(Figure scripts)
— begin —

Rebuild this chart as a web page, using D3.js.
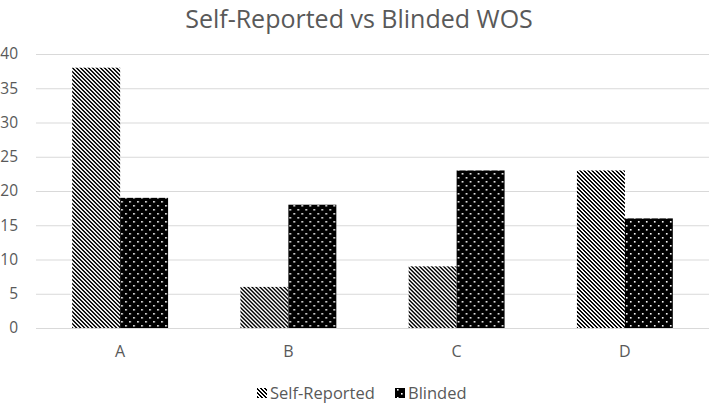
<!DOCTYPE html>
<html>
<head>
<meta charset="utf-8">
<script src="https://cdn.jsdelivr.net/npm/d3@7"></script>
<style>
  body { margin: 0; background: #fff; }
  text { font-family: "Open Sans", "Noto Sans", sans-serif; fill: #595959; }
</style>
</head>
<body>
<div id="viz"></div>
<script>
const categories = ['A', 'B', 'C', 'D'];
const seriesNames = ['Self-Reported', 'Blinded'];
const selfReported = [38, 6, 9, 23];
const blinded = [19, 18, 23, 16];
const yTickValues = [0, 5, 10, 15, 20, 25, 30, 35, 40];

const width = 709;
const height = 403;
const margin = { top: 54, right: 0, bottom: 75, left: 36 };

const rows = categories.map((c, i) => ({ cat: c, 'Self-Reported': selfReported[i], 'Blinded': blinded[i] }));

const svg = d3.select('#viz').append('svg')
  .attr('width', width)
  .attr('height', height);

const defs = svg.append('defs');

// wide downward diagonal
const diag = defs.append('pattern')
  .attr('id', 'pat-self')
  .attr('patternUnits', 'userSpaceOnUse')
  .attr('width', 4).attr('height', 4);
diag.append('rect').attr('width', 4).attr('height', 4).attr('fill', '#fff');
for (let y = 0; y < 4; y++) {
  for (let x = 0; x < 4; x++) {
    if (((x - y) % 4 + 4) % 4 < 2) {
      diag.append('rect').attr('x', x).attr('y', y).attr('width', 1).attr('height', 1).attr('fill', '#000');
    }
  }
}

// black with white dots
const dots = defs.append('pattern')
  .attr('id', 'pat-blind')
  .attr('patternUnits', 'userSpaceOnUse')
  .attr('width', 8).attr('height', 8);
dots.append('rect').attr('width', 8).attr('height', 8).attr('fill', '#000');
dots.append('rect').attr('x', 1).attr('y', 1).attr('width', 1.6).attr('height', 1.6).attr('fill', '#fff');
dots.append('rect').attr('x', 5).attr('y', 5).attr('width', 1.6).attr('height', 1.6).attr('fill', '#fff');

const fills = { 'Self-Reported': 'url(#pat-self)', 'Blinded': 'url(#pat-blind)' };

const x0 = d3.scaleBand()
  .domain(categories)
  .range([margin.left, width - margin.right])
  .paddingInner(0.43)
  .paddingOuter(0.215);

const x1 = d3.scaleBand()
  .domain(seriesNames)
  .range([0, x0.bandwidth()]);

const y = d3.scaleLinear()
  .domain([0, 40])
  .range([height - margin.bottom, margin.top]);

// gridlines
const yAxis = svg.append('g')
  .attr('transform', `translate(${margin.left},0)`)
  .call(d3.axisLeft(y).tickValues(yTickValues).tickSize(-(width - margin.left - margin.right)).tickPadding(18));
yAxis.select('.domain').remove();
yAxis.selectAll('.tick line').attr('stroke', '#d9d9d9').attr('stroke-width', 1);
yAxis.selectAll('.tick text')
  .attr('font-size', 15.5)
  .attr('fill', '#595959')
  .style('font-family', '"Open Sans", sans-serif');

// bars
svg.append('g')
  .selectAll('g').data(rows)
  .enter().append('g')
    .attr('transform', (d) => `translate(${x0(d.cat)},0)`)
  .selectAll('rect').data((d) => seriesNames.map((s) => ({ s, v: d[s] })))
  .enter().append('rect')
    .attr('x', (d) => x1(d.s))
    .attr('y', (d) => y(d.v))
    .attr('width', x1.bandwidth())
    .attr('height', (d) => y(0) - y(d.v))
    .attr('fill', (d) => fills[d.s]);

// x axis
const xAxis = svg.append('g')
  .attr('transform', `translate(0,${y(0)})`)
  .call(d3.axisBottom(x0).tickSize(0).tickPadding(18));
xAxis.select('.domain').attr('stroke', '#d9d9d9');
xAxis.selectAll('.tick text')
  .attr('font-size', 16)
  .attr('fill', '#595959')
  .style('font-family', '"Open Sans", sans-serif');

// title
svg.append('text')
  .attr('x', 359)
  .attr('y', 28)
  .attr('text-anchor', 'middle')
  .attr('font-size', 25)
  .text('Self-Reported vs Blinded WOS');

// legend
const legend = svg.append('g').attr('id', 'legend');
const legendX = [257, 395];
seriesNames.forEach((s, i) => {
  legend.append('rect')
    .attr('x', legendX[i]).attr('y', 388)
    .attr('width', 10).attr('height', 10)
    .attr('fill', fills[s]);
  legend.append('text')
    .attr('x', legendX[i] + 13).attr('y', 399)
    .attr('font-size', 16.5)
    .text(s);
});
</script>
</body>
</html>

— end —
— begin —

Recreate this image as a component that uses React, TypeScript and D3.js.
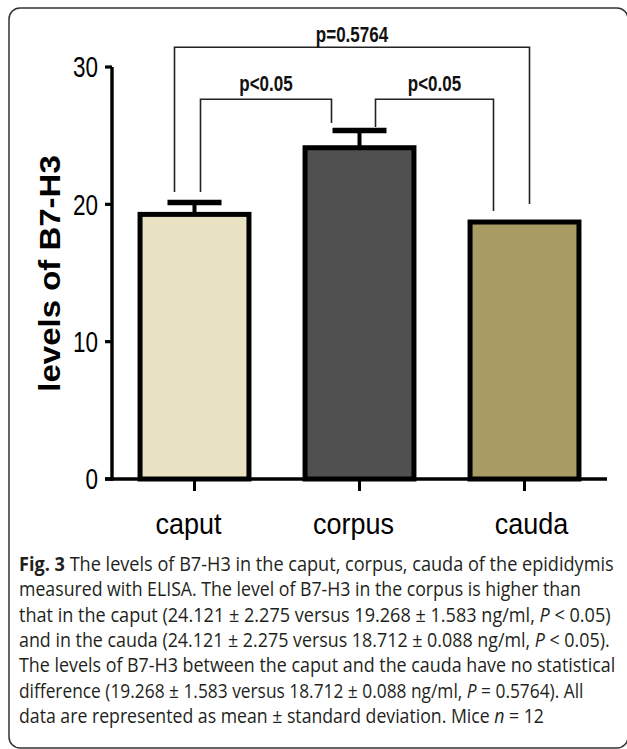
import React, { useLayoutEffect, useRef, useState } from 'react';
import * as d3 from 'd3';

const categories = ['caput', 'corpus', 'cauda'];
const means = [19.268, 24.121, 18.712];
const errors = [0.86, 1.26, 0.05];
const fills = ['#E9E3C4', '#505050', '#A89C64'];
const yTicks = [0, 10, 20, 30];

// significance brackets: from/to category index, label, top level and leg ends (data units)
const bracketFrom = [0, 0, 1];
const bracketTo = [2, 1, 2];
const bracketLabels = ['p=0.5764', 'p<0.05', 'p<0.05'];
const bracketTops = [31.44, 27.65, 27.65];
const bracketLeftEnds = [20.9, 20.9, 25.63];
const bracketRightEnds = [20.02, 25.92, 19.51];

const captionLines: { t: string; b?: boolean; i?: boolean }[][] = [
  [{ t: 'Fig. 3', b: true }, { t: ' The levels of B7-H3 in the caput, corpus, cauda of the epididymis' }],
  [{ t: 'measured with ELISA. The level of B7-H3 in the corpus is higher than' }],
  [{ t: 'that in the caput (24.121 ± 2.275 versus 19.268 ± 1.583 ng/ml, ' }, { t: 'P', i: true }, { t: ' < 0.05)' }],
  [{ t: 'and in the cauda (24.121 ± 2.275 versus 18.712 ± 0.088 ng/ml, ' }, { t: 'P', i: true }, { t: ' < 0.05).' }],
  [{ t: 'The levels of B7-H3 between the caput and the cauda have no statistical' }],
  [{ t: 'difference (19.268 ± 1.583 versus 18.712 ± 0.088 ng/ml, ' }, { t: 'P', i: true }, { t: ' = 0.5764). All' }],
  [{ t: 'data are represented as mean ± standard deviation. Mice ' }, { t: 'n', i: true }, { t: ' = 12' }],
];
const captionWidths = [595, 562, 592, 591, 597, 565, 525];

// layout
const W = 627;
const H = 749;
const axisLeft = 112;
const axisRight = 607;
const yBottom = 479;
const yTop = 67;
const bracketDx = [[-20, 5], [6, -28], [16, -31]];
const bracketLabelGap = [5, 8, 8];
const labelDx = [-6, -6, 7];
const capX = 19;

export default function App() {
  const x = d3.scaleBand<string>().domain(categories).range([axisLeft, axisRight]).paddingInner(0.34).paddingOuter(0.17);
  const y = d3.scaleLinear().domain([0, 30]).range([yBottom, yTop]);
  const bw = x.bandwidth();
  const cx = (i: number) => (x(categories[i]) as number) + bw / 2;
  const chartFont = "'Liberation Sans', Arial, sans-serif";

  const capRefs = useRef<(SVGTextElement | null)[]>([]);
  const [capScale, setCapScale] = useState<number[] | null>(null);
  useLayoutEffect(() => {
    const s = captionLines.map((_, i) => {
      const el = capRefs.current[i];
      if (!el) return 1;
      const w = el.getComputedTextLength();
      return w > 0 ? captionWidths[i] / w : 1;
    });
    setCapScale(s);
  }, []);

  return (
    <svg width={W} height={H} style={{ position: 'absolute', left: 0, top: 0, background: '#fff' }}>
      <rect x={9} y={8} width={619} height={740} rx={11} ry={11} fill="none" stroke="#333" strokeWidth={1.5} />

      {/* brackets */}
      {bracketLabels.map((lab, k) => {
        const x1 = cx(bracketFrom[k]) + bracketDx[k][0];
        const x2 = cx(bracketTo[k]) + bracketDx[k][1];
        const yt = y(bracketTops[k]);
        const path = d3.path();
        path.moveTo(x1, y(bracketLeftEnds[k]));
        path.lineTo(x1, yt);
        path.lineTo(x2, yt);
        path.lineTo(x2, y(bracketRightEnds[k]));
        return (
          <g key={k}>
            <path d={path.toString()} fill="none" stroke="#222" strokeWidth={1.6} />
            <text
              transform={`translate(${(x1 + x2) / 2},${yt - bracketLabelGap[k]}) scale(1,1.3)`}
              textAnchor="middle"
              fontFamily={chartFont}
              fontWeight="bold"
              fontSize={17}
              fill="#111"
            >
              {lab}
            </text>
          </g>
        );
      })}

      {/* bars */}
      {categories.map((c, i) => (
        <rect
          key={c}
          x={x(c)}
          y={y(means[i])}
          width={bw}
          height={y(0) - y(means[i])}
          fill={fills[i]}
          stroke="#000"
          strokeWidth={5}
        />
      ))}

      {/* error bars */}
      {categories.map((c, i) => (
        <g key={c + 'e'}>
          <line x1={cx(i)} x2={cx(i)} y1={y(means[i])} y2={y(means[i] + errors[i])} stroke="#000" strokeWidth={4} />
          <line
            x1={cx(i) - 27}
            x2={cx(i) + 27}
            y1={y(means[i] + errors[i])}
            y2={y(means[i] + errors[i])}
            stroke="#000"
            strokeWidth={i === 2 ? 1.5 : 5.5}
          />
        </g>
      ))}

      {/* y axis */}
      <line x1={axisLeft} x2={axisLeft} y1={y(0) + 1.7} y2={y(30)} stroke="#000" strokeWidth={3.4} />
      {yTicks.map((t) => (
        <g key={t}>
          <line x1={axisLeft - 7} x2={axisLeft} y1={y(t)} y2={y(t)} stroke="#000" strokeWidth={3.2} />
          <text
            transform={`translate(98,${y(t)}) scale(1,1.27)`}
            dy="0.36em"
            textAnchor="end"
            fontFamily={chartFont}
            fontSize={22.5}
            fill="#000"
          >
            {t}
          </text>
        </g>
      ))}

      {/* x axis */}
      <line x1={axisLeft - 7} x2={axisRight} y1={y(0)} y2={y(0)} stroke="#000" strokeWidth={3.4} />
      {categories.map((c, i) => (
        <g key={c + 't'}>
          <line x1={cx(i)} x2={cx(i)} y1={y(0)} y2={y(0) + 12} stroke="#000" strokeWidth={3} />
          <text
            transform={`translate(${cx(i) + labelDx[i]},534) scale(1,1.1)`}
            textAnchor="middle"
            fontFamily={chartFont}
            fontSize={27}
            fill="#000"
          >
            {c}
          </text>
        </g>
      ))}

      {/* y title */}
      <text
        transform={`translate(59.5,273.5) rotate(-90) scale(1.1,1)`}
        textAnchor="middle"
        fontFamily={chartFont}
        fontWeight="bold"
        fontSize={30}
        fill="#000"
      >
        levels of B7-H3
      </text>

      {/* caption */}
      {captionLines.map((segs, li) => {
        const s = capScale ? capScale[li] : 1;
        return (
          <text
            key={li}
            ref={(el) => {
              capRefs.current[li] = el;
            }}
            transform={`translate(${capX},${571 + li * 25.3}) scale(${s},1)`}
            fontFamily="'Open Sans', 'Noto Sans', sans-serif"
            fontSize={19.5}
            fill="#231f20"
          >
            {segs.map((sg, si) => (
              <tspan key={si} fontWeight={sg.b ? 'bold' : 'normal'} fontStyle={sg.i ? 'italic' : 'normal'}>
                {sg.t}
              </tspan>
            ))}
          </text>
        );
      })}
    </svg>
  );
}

— end —

Given exercise: Quote exactly what appears from the line containing "Rebuild this chart" through the line containing "const defs = svg.append('defs');", both included, except for the pictures, and nothing more.

Result for this task:
Rebuild this chart as a web page, using D3.js.
<!DOCTYPE html>
<html>
<head>
<meta charset="utf-8">
<script src="https://cdn.jsdelivr.net/npm/d3@7"></script>
<style>
  body { margin: 0; background: #fff; }
  text { font-family: "Open Sans", "Noto Sans", sans-serif; fill: #595959; }
</style>
</head>
<body>
<div id="viz"></div>
<script>
const categories = ['A', 'B', 'C', 'D'];
const seriesNames = ['Self-Reported', 'Blinded'];
const selfReported = [38, 6, 9, 23];
const blinded = [19, 18, 23, 16];
const yTickValues = [0, 5, 10, 15, 20, 25, 30, 35, 40];

const width = 709;
const height = 403;
const margin = { top: 54, right: 0, bottom: 75, left: 36 };

const rows = categories.map((c, i) => ({ cat: c, 'Self-Reported': selfReported[i], 'Blinded': blinded[i] }));

const svg = d3.select('#viz').append('svg')
  .attr('width', width)
  .attr('height', height);

const defs = svg.append('defs');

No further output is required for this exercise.